Action research was not part of the DIMAR project’s research plan. However, we have sort of performed it a little bit by applying the old “eat your own dog food”-metaphora. I.e. if we want to understand social media usage in organizations, maybe we should play with some of the social media tools and channels too.
The first attempt was to use Google+ …did not work out too well. The second attempt was to set up DIMAR LinkedIn group.
This did work a bit better but was not able to gear enough traction neither…Well, let’s see if there exist any theory that would explain this. Oh yes, there it goes….good old diffusion of innovations!

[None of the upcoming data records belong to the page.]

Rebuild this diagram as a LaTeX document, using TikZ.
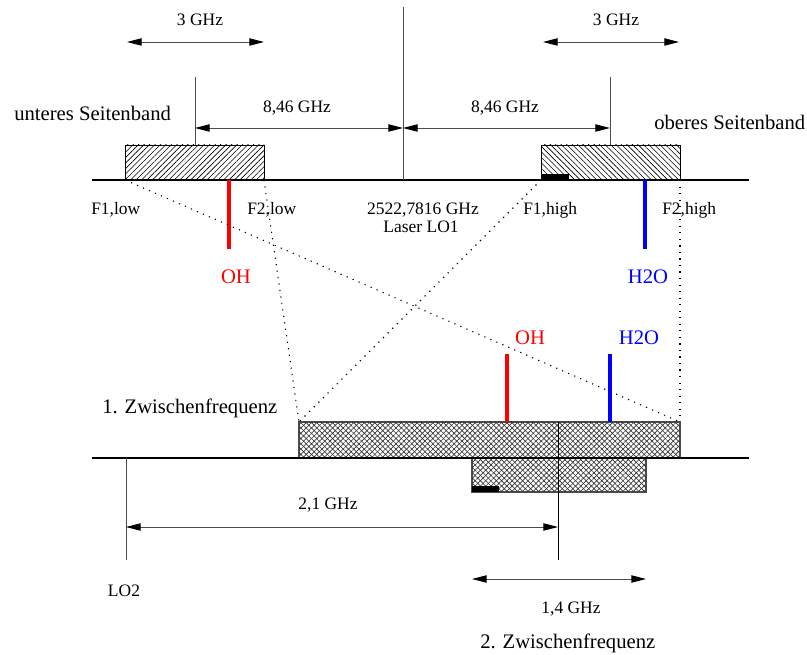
\documentclass[tikz,border=0pt]{standalone}
\usepackage{fontspec}
\setmainfont{Liberation Serif}
\usetikzlibrary{arrows.meta,patterns.meta}
\begin{document}
\begin{tikzpicture}[x=0.75pt,y=-0.75pt,
  small/.style={font=\fontsize{13.1}{15}\selectfont, inner sep=0pt, anchor=base},
  big/.style={font=\fontsize{15.5}{18}\selectfont, inner sep=0pt, anchor=base},
  axisline/.style={line width=0.9pt, black},
  tickline/.style={line width=0.7pt, black!70},
  dimline/.style={line width=0.7pt, black!70,
    {Triangle[length=11pt,width=5.5pt,color=black]}-{Triangle[length=11pt,width=5.5pt,color=black]}},
  guide/.style={line width=0.8pt, dash pattern=on 0.9pt off 4pt},
  lowband/.style={draw=black, line width=0.6pt,
    pattern={Lines[angle=45, distance=2.9pt, line width=0.45pt]}},
  highband/.style={draw=black, line width=0.6pt,
    pattern={Lines[angle=-45, distance=2.9pt, line width=0.45pt]}},
  ifband/.style={draw=black!70, line width=0.8pt, pattern color=black!80,
    pattern={Lines[angle=45, distance=2.8pt, line width=0.5pt]},
    postaction={pattern color=black!80, pattern={Lines[angle=-45, distance=2.8pt, line width=0.5pt]}}},
  marker/.style={fill=black},
  ohline/.style={line width=3pt, red},
  waterline/.style={line width=3pt, blue}
]
\useasboundingbox (0,0) rectangle (807,655);

% ---------- radio frequency axis with both sidebands ----------
\coordinate (rfL) at (92,180);
\coordinate (rfR) at (749,180);
\coordinate (lo1top) at (403,7);
\coordinate (lo1) at (403,180);
\coordinate (lsbA) at (125,145);
\coordinate (lsbB) at (264,180);
\coordinate (lsbBL) at (125,180);
\coordinate (usbA) at (541,145);
\coordinate (usbB) at (680,180);
\coordinate (usbBL) at (541,180);
\coordinate (lsbTickTop) at (195,77);
\coordinate (lsbTickBot) at (195,145);
\coordinate (usbTickTop) at (610,77);
\coordinate (usbTickBot) at (610,145);
\coordinate (markA) at (541,174);
\coordinate (markB) at (569,180);

\draw[lowband] (lsbA) rectangle (lsbB);
\draw[highband] (usbA) rectangle (usbB);
\fill[marker] (markA) rectangle (markB);
\draw[axisline] (rfL) -- (rfR);
\draw[tickline] (lo1top) -- (lo1);
\draw[tickline] (lsbTickTop) -- (lsbTickBot);
\draw[tickline] (usbTickTop) -- (usbTickBot);

% distances
\coordinate (dLa) at (195,128);
\coordinate (dLb) at (403,128);
\coordinate (dRb) at (610,128);
\coordinate (wLa) at (127,42);
\coordinate (wLb) at (264,42);
\coordinate (wRa) at (543,42);
\coordinate (wRb) at (679,42);
\draw[dimline] (dLa) -- (dLb);
\draw[dimline] (dLb) -- (dRb);
\draw[dimline] (wLa) -- (wLb);
\draw[dimline] (wRa) -- (wRb);

\node[small] (wLlab) at (200,26) {3 GHz};
\node[small] (wRlab) at (616,26) {3 GHz};
\node[small] (dLlab) at (297,113) {8,46 GHz};
\node[small] (dRlab) at (505,113) {8,46 GHz};
\node[big, anchor=base west] (lsbname) at (14,121) {unteres Seitenband};
\node[big, anchor=base west] (usbname) at (654,130) {oberes Seitenband};

\node[small, anchor=base west] (f1low) at (91,215) {F1,low};
\node[small, anchor=base west] (f2low) at (247,215) {F2,low};
\node[small, anchor=base west] (f1high) at (523,215) {F1,high};
\node[small, anchor=base west] (f2high) at (662,215) {F2,high};
\node[small] (lo1freq) at (423,215) {2522,7816 GHz};
\node[small] (lo1name) at (421,233) {Laser LO1};

% spectral lines in the sidebands
\coordinate (ohRFa) at (229,180);
\coordinate (ohRFb) at (229,249);
\coordinate (hwRFa) at (645,180);
\coordinate (hwRFb) at (645,249);
\draw[ohline] (ohRFa) -- (ohRFb);
\draw[waterline] (hwRFa) -- (hwRFb);
\node[big, text=red] (ohRF) at (236,284) {OH};
\node[big, text=blue] (hwRF) at (648,284) {H2O};

% ---------- first intermediate frequency ----------
\coordinate (ifL) at (92,458);
\coordinate (ifR) at (749,458);
\coordinate (if1A) at (299,422);
\coordinate (if1B) at (680,458);
\coordinate (if1TR) at (680,422);
\coordinate (if2A) at (472,458);
\coordinate (if2B) at (646,492);
\coordinate (mark2A) at (472,486);
\coordinate (mark2B) at (499,492);
\coordinate (centerTop) at (558,422);
\coordinate (centerBot) at (558,560);
\coordinate (centerArr) at (558,527);
\coordinate (lo2top) at (126,458);
\coordinate (lo2bot) at (126,560);
\coordinate (lo2arr) at (126,527);
\coordinate (bwA) at (472,579);
\coordinate (bwB) at (646,579);

% dotted mapping of the sideband edges
\draw[guide] (lsbBL) -- (if1TR);
\draw[guide] (lsbB) -- (if1A);
\draw[guide] (usbBL) -- (if1A);
\draw[guide] (usbB) -- (if1TR);

\draw[ifband] (if1A) rectangle (if1B);
\draw[ifband] (if2A) rectangle (if2B);
\fill[marker] (mark2A) rectangle (mark2B);
\draw[axisline] (ifL) -- (ifR);
\draw[line width=0.7pt, black] (centerTop) -- (centerBot);
\draw[tickline] (lo2top) -- (lo2bot);

\coordinate (ohIFa) at (507,422);
\coordinate (ohIFb) at (507,354);
\coordinate (hwIFa) at (610,422);
\coordinate (hwIFb) at (610,354);
\draw[ohline] (ohIFa) -- (ohIFb);
\draw[waterline] (hwIFa) -- (hwIFb);
\node[big, text=red] (ohIF) at (530,345) {OH};
\node[big, text=blue] (hwIF) at (639,345) {H2O};

\node[big, anchor=base west] (if1name) at (102,414) {1. Zwischenfrequenz};

% ---------- second intermediate frequency ----------
\draw[dimline] (lo2arr) -- (centerArr);
\draw[dimline] (bwA) -- (bwB);
\node[small] (lo2dist) at (328,510) {2,1 GHz};
\node[small] (lo2name) at (124,597) {LO2};
\node[small] (bwlab) at (571,614) {1,4 GHz};
\node[big, anchor=base west] (if2name) at (480,648) {2. Zwischenfrequenz};
\end{tikzpicture}
\end{document}
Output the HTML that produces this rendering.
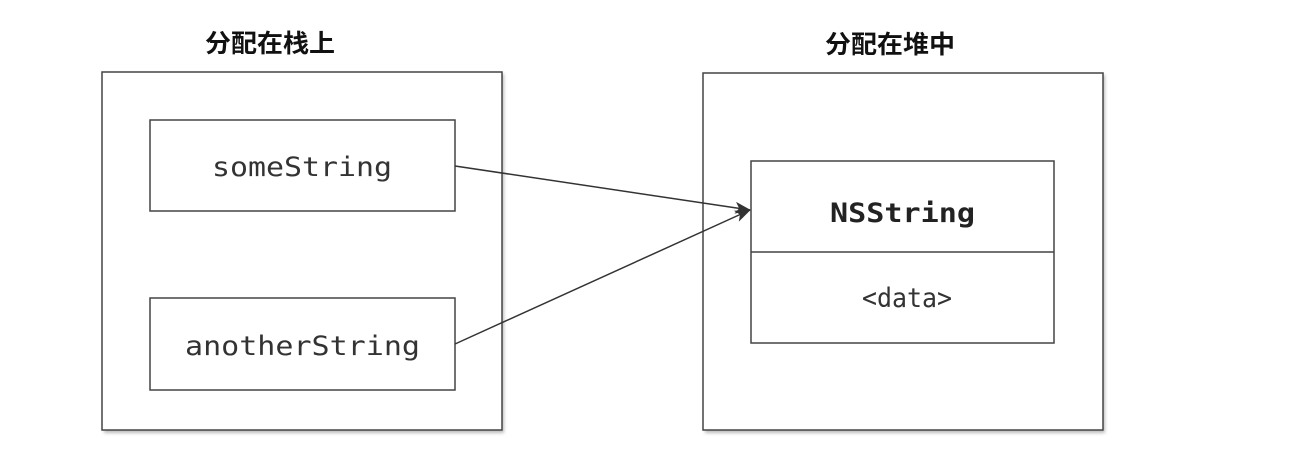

First of all; the concepts of diffusion and adoption are essential topics to understand. From a firm’s point of view, adoption refers to the process where a customer makes decisions to buy or use products or services, whereas diffusion then arises from the customer’s adoption decisions (Narayanan, 2001). More precisely, diffusion has to do with the process “by which an innovation is communicated through certain channels over time among the members of social system” (Rogers, 2003, p. 5).
Adoption represents the positive outcome of a decision process that ranges between rejecting and accepting a proposed new solution – an adopter decides to make full use of an innovation as the best course of action available and the rate of adoption is then the relative speed with which an innovation is adopted by members of a social system (Rogers 2003).
If that sounds too theoretical, let’s draw a concrete example. The recent case study about Gapgemini’s Yammer adoption provides a clear message:
“a first phase, where the new service is encountered by a group of enthusiasts, the evolution process enters a stage where the initiative is at risk of failure, as the “newness” factor rubs off, while diffusion still has not been achieved. This is where the “hen or egg” problem kicks in, as potential adopters cannot see the value precisely because not enough people have adopted the service yet.”(p.13)
So, where do we go from here?…. Well, we can still give our LinkedIn group a second try, or just let it go to the place where quite many “yet another social media applications” have already gone. Your call!
Researcher/ project manager
Aalto-university, BIT Research Center
Narayanan, V. K. (2001). Managing technology and innovation for competitive advantage. Prentice-Hall Inc., USA.
Rogers, E.M. (2003). Diffusion of Innovations, 5th ed. Free Press, New York.